Die Menschen bzw. die Gesellschaften fallen noch bis jetzt runter. Sie versuchen immer noch „die Position des geringsten Kraftaufwands“ zu finden. Nur wird hier nicht wie in Leben das Genetische Gut verändert.
Hier wandelt sich die Kultur.
Das Problem der Gegenwart ist, dass
man die Kultur als etwas zusammengewürfeltes sieht, dass man nach Wunsch etwas entnehmen oder dazu fügen kann. Es funktioniert nicht. Und statt ein Leid zu beenden, mindestens ihn reduzieren, wird noch mehr Leid in Welt gesetzt (wie etwa Demokratie in anderen Ländern mit Gewalt einzuführen, die dazu kulturell nicht reif sind). Die Kultur funktioniert als ein Ganzes bzw. sie eine Gemeinschaft bzw. Gesellschaft als Ganze funktionieren lässt, so wie genetische Gut die Zelle als Ganze funktionieren lässt.

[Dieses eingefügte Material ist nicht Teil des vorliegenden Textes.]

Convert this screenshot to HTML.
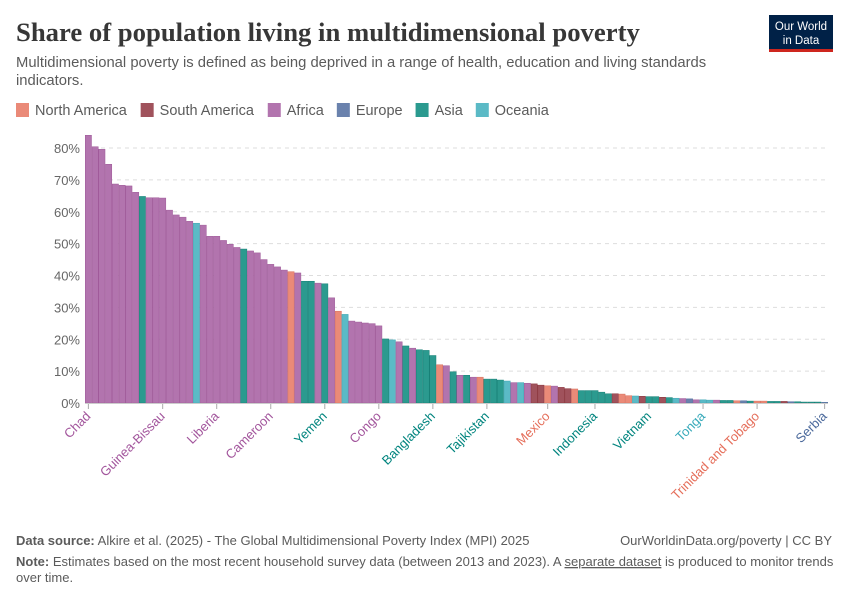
<!DOCTYPE html>
<html><head><meta charset="utf-8"><style>
body{margin:0;background:#fff;width:850px;height:600px;overflow:hidden;font-family:"Liberation Sans",sans-serif;}
svg text{font-family:"Liberation Sans",sans-serif;}
</style></head><body>
<svg id="chart" width="850" height="600" xmlns="http://www.w3.org/2000/svg">
<text x="16" y="41" font-size="26.7" font-weight="bold" fill="#373737" style="font-family:'Liberation Serif',serif">Share of population living in multidimensional poverty</text>
<text x="16" y="67" font-size="14.8" fill="#5b5b5b">Multidimensional poverty is defined as being deprived in a range of health, education and living standards</text>
<text x="16" y="85" font-size="14.8" fill="#5b5b5b">indicators.</text>
<g>
<rect x="769" y="15" width="64" height="35" fill="#002147"/>
<rect x="769" y="49" width="64" height="3" fill="#ce261e"/>
<text x="801" y="30" font-size="11.5" fill="#fff" text-anchor="middle">Our World</text>
<text x="801" y="44" font-size="11.5" fill="#fff" text-anchor="middle">in Data</text>
</g>
<g id="legend"></g>
<g id="grid"></g>
<g id="bars"></g>
<g id="xlabels"></g>
<text x="16" y="545" font-size="13" fill="#5b5b5b"><tspan font-weight="bold">Data source:</tspan> Alkire et al. (2025) - The Global Multidimensional Poverty Index (MPI) 2025</text>
<text x="832" y="545" font-size="13" fill="#5b5b5b" text-anchor="end">OurWorldinData.org/poverty | CC BY</text>
<text x="16" y="566" font-size="13" fill="#5b5b5b"><tspan font-weight="bold">Note:</tspan> Estimates based on the most recent household survey data (between 2013 and 2023). A <tspan text-decoration="underline">separate dataset</tspan> is produced to monitor trends</text>
<text x="16" y="582" font-size="13" fill="#5b5b5b">over time.</text>
</svg>
<script>
const values=[84.0,80.4,79.6,74.9,68.7,68.3,68.1,66.1,64.8,64.4,64.4,64.3,60.5,59.0,58.3,57.0,56.4,55.8,52.3,52.3,51.0,49.8,48.8,48.3,47.7,47.1,45.0,43.5,42.7,41.7,41.2,40.8,38.2,38.2,37.6,37.4,33.0,28.8,27.8,25.7,25.4,25.1,24.9,24.2,20.1,19.8,19.2,17.9,17.2,16.7,16.5,14.9,12.0,11.7,9.8,8.7,8.7,8.1,8.1,7.5,7.5,7.2,6.9,6.4,6.4,6.2,6.0,5.6,5.4,5.3,4.9,4.5,4.4,3.9,3.9,3.9,3.4,2.9,2.9,2.8,2.3,2.2,2.1,2.0,2.0,1.8,1.7,1.5,1.4,1.3,1.0,1.0,0.9,0.9,0.8,0.8,0.7,0.7,0.6,0.6,0.6,0.5,0.5,0.5,0.4,0.4,0.3,0.3,0.3,0.2];
const regions="AAAAAAAA S AAAAAAA O AAAAAA S AAAAAA N A SS A S A N O AAAAA S O A S A SSS N A S A S A N SSS O A O A MM N A MM N SSSSS M NN O M SS M S O A E A OO A SS N E S NN SS M E SSSS E".replace(/ /g,"").split("");
const labelNames=["Chad","Guinea-Bissau","Liberia","Cameroon","Yemen","Congo","Bangladesh","Tajikistan","Mexico","Indonesia","Vietnam","Tonga","Trinidad and Tobago","Serbia"];
const labelIdx=[0,11,19,27,35,43,51,59,68,75,83,91,99,109];
const yTicks=[0,10,20,30,40,50,60,70,80];
const legendNames=["North America","South America","Africa","Europe","Asia","Oceania"];
const legendKeys=["N","M","A","E","S","O"];
const col={N:"#ea8a78",M:"#a0525c",A:"#b274ae",E:"#6a82ad",S:"#2b9a8f",O:"#5bbac6"};
const edge={N:"#d9705d",M:"#883039",A:"#9f5a99",E:"#4c6a9c",S:"#157f75",O:"#3ea6b4"};
const lblCol={N:"#e56e5a",M:"#883039",A:"#a2559c",E:"#4c6a9c",S:"#00847e",O:"#38aaba"};
const NS="http://www.w3.org/2000/svg";
const x0=85,x1=828,yBase=403,yTop=148,yMaxV=80;
const bw=(x1-x0)/values.length;
const X=i=>x0+i*bw;
const Y=v=>yBase-(v/yMaxV)*(yBase-yTop);
function mk(t,a,p){const e=document.createElementNS(NS,t);for(const k in a)e.setAttribute(k,a[k]);p.appendChild(e);return e;}
const lg=document.getElementById('legend');let lx=16;
const ctx=document.createElement('canvas').getContext('2d');ctx.font='14.5px "Liberation Sans"';
legendNames.forEach((n,i)=>{
 const g=mk('g',{},lg);
 
 
 mk('rect',{x:lx,y:103,width:13,height:14,fill:col[legendKeys[i]]},g);
 const t=mk('text',{x:lx+19,y:115,'font-size':14.5,fill:'#5b5b5b'},g);t.textContent=n;
 lx+=19+ctx.measureText(n).width+13;
});
const gr=document.getElementById('grid');
yTicks.forEach(v=>{
 if(v>0){const l=mk('line',{x1:x0,x2:x1,y1:Y(v),y2:Y(v),stroke:'#ddd','stroke-dasharray':'4,4'},gr);
 
 }
 const t=mk('text',{x:80,y:Y(v)+5,'font-size':13,fill:'#666','text-anchor':'end'},gr);t.textContent=v+'%';
 
 
});
const bg=document.getElementById('bars');
values.forEach((v,i)=>{
 const r=mk('rect',{x:X(i)+0.25,y:Y(v),width:bw-0.5,height:yBase-Y(v),fill:col[regions[i]],stroke:edge[regions[i]],'stroke-width':0.5},bg);
 
 
});
mk('line',{x1:x0,x2:x1,y1:yBase+0.5,y2:yBase+0.5,stroke:'#ccc'},bg);
const xl=document.getElementById('xlabels');
labelIdx.forEach((idx,k)=>{
 const cx=X(idx)+bw/2;
 mk('line',{x1:cx,x2:cx,y1:yBase+1,y2:yBase+6,stroke:'#aaa'},xl);
 const t=mk('text',{x:cx+3,y:yBase+14,'font-size':13,fill:lblCol[regions[idx]],'text-anchor':'end',transform:`rotate(-45 ${cx+3} ${yBase+14})`},xl);
 t.textContent=labelNames[k];
 
 
});
</script>
</body></html>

Daher der kleinste Unterschied wie etwa in den Essensitten mit dem Rest auf für uns nicht unbedingt nachvollziehbarer Weise verknüpft ist. So etwa das Eiermalen seinem ursprünglichen Sinn entfremdet wurde. Auch Tabus sind nicht immer durch Religion aufrechtgehalten, wobei irgendwann in Vergangenheit würden sie in das damalige Weltbild passen. Das Weltbild hat sich gewandelt, dennoch die „Splitter“ des Alten, das durch das Neue ersetzt wurde, wurden in das Neue integriert, wenn auch seinem ursprünglichen Sinn entfremdet und als Symbol für etwas anderes benutzt.
Daher denke ich, dass es reicht nicht rational den Verzehr von Insekten zu begründen. Die Weltanschauung, die Tabus sind
in Gefühlen verankert. Die müssen angesprochen werden, gelenkt und kanalisiert.